Diving Deeper: Layers of Importance

Unit Tests: More than just function or class tests, unit tests validate a single code "unit", ensuring output consistency even after code refactoring.

Integration Tests and Service Layer/API Tests: Crucial during early application development phases, these tests often precede UI setup.

End-to-End (E2E) and UI Tests: While critical for authentic user interaction validation, their broad scope makes consistent automation challenging.

Test Ice Cream Cone & Other Alternatives

It's worth noting that while the Testing Pyramid is widely recognized, some critics highlight its limitations. Alternatives like the Test Ice Cream Cone emphasize the pitfalls of excessive UI testing and scarce unit testing. Meanwhile, the Honeycomb and Testing Trophy models address these concerns, focusing on a balanced testing strategy for modern web applications. Such models push for a combination of unit tests, integration tests, and static type checks, bolstered by fewer E2E tests.

Significance in the Agile World

The Agile Testing Pyramid mirrors the Agile Manifesto values. Perfectly aligning with Agile and DevOps, the pyramid fosters rapid code refactoring, frequent releases, and minimizes manual testing reliance.
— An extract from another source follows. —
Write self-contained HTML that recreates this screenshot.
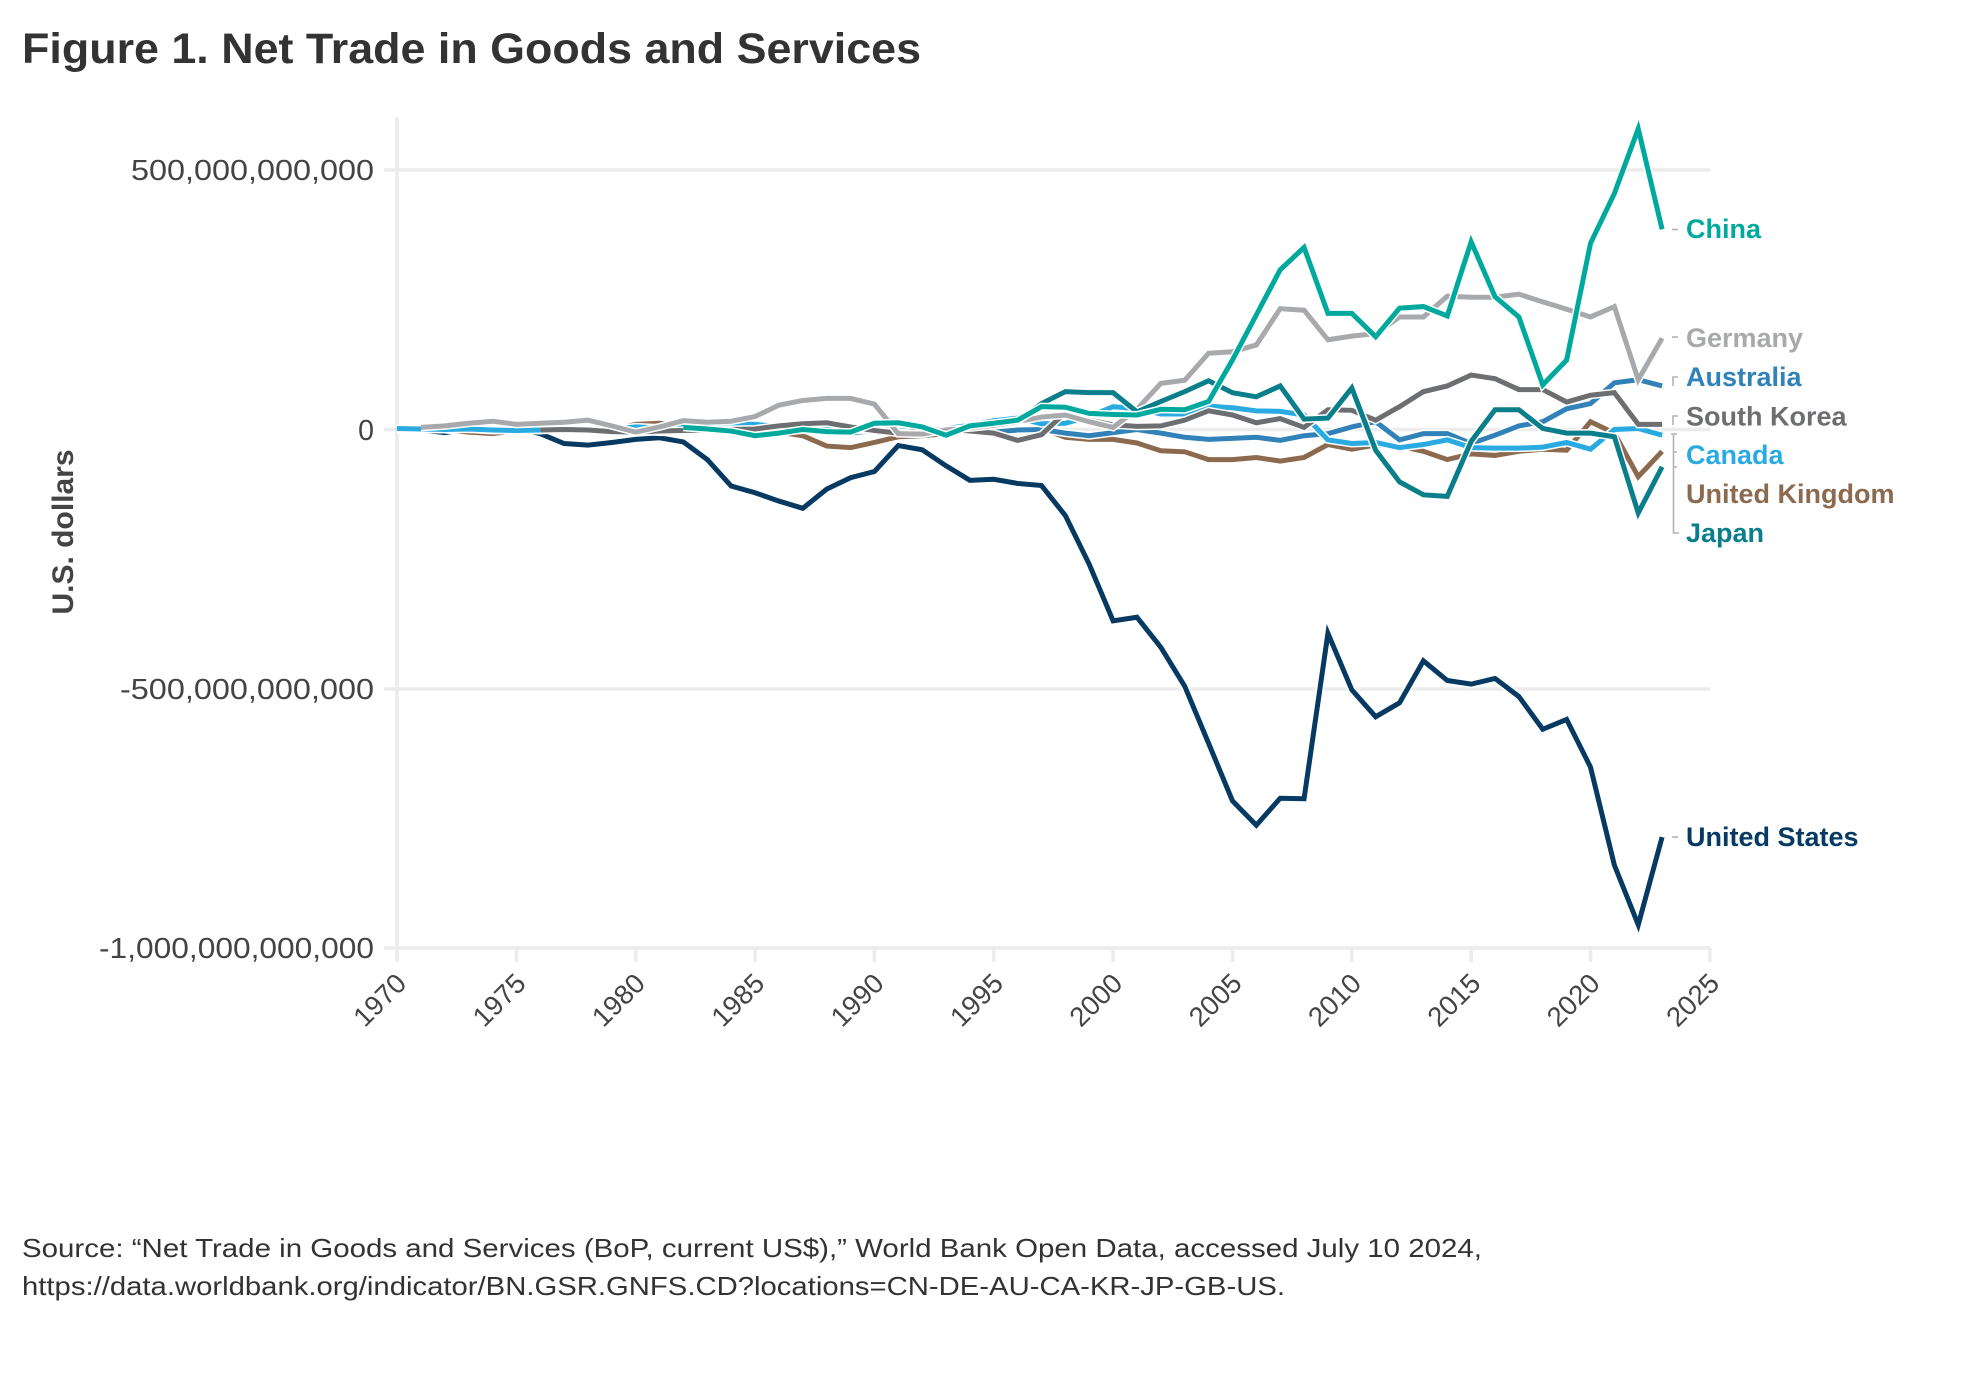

Benefits of the Agile Testing Pyramid:

  • Efficiency: Rapid issue identification and resolution through a robust unit test foundation

  • Cost-Effective: Addressing issues early on reduces post-production fixes, saving costs

  • Clear Testing Strategy: The pyramid offers a roadmap, balancing between detailed and broad tests

  • Increased Automation: A strong emphasis on unit and integration tests means higher test automation, quicker feedback, and fewer errors

Future Scope & Implications

The Agile Testing Pyramid is versatile. Teams can adapt it, for instance, by integrating unit tests for UI. Such adaptability not only ensures faster application launches but also nurtures team collaboration throughout software development.